WHAT THE TASK ASKS:
Take the lines from the top down to and including the one with "const energyTicks = [0, 2, 4, 6, 8, 10, 12];" and repeat them exactly. Omit images.

GIVEN MATERIAL:

>>>>

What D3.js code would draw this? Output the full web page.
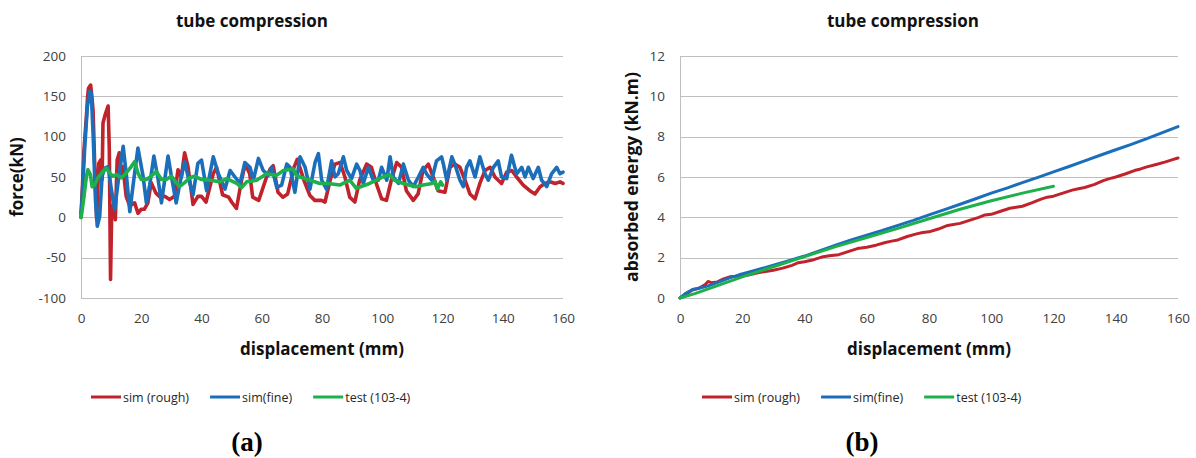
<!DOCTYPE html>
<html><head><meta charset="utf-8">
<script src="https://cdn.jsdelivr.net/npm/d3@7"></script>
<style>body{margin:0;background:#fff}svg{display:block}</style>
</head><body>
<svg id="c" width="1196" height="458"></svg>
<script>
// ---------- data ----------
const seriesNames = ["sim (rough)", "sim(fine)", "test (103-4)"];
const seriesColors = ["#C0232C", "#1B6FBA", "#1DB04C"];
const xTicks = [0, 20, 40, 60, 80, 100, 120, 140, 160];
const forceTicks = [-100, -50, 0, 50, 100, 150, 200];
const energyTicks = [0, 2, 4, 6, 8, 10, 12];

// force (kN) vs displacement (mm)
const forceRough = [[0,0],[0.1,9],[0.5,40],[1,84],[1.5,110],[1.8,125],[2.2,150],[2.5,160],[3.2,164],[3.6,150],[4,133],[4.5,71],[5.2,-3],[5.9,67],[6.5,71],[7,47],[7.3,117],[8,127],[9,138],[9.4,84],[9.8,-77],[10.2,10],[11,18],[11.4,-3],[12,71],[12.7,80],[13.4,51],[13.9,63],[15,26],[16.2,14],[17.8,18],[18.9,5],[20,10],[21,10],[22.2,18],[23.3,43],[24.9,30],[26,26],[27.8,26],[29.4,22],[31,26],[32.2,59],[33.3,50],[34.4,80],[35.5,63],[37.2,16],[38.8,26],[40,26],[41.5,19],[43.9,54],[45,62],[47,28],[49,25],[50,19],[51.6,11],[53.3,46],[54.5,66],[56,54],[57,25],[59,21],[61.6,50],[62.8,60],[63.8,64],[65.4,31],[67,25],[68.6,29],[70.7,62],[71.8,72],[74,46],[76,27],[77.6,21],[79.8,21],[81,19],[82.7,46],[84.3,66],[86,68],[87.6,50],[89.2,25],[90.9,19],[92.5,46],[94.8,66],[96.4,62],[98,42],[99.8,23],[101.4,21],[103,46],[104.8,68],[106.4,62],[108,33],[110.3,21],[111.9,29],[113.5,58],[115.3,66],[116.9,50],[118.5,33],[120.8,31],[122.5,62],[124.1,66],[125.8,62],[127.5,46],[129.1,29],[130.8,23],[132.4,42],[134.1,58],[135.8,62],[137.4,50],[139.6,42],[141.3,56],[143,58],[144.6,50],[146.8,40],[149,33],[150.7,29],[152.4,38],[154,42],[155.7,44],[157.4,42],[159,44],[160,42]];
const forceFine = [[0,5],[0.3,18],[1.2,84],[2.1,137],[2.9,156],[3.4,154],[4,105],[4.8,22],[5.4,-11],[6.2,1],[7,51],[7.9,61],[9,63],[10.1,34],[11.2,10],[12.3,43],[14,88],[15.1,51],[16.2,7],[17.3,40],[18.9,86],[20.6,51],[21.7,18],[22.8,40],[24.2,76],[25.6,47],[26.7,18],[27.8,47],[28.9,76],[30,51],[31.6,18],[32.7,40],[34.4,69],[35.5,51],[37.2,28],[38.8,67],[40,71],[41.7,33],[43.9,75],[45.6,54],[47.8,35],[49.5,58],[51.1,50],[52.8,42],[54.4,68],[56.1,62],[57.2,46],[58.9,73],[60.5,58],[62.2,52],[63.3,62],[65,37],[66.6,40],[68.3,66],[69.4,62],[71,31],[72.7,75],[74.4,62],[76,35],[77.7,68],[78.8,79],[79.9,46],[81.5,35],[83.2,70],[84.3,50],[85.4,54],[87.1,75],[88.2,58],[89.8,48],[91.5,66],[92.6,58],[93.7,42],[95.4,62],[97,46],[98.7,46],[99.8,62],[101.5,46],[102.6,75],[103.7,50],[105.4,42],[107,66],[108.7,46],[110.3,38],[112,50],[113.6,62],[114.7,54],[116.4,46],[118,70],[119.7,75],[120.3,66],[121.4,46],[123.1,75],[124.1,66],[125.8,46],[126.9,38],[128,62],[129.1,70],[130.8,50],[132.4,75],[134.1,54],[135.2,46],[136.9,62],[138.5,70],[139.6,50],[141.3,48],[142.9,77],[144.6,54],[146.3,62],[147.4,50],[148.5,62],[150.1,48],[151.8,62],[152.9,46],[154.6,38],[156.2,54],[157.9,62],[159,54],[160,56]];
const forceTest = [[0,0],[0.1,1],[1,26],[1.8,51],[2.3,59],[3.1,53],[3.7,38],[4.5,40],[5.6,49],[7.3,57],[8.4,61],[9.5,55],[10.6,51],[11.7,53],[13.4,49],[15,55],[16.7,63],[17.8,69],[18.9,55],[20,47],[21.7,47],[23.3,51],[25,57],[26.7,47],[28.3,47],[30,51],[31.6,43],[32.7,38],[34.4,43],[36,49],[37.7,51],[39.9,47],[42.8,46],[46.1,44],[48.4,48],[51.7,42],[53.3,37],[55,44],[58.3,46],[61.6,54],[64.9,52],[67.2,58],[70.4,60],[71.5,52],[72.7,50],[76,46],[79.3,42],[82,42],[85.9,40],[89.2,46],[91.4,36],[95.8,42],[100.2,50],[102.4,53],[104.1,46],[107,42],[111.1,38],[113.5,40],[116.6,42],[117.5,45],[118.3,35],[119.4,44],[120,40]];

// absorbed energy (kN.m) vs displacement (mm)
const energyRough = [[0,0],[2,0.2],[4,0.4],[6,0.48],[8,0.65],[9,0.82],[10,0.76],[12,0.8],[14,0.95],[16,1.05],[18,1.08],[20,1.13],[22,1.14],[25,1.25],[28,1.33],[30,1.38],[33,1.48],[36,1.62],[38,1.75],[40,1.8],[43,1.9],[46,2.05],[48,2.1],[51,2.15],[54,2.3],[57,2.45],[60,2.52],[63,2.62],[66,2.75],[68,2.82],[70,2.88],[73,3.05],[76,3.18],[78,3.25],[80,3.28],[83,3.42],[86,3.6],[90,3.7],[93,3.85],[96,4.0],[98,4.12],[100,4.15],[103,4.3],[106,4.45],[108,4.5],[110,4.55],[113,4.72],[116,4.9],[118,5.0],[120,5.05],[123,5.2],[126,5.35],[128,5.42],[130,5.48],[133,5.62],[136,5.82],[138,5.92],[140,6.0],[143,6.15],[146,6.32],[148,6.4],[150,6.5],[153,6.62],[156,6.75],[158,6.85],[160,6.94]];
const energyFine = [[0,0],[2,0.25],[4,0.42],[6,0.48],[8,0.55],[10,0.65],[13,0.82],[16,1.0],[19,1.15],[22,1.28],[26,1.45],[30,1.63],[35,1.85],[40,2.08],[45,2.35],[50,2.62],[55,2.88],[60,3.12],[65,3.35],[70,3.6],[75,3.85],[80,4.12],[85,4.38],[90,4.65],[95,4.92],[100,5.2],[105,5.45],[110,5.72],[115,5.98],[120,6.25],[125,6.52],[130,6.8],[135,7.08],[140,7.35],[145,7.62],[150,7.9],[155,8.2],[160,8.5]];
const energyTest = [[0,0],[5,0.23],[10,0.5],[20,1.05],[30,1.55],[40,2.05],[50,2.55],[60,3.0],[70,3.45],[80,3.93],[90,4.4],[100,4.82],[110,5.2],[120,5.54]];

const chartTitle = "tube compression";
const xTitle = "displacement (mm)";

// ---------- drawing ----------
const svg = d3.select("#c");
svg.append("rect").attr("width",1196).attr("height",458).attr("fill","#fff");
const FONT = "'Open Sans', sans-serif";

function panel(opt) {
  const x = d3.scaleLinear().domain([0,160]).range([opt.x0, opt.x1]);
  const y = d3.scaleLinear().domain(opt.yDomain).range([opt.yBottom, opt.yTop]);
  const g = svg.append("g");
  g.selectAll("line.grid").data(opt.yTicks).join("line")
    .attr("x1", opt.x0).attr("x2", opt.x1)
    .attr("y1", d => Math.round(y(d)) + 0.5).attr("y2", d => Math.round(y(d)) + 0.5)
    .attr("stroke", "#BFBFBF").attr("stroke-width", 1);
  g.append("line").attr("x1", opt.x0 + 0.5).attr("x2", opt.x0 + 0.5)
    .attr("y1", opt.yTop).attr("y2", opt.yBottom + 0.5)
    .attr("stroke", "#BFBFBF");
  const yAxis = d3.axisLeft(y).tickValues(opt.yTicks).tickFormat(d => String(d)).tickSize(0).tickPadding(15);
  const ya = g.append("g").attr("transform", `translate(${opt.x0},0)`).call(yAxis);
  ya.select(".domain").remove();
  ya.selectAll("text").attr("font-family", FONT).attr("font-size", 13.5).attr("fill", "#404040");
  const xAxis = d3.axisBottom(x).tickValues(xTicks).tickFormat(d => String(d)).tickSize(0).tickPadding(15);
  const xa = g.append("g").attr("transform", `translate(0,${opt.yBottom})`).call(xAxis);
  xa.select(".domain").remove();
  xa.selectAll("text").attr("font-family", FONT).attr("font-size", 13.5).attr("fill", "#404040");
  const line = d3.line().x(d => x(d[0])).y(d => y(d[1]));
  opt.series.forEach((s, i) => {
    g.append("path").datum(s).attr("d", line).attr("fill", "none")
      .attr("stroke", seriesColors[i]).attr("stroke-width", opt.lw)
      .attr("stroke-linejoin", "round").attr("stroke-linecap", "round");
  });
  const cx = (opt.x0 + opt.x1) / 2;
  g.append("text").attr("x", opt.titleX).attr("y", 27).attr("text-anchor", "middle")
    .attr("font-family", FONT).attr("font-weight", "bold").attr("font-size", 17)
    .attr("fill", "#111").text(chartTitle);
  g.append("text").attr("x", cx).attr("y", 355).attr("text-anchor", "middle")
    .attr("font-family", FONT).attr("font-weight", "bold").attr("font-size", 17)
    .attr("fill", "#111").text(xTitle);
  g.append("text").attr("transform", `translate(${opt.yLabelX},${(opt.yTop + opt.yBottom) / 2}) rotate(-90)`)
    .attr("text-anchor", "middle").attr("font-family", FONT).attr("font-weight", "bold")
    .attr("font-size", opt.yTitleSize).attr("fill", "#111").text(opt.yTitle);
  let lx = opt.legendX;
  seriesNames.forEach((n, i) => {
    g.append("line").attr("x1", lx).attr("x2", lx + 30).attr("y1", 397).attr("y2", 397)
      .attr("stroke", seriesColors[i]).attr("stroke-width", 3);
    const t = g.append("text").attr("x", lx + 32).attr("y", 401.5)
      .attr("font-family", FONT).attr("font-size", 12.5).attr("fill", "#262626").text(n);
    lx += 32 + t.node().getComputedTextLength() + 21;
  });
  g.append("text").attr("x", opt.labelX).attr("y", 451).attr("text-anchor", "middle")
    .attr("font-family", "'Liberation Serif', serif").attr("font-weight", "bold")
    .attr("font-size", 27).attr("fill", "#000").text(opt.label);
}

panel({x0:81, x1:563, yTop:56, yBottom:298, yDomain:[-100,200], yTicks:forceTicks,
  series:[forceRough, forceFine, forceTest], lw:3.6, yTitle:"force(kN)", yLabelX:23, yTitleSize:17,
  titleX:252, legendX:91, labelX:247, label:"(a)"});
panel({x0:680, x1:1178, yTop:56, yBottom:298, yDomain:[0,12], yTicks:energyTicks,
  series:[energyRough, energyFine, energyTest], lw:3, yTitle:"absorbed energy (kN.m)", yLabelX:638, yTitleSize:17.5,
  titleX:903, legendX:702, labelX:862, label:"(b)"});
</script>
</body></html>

<<<<

PROBLEM SOLUTION:
What D3.js code would draw this? Output the full web page.
<!DOCTYPE html>
<html><head><meta charset="utf-8">
<script src="https://cdn.jsdelivr.net/npm/d3@7"></script>
<style>body{margin:0;background:#fff}svg{display:block}</style>
</head><body>
<svg id="c" width="1196" height="458"></svg>
<script>
// ---------- data ----------
const seriesNames = ["sim (rough)", "sim(fine)", "test (103-4)"];
const seriesColors = ["#C0232C", "#1B6FBA", "#1DB04C"];
const xTicks = [0, 20, 40, 60, 80, 100, 120, 140, 160];
const forceTicks = [-100, -50, 0, 50, 100, 150, 200];
const energyTicks = [0, 2, 4, 6, 8, 10, 12];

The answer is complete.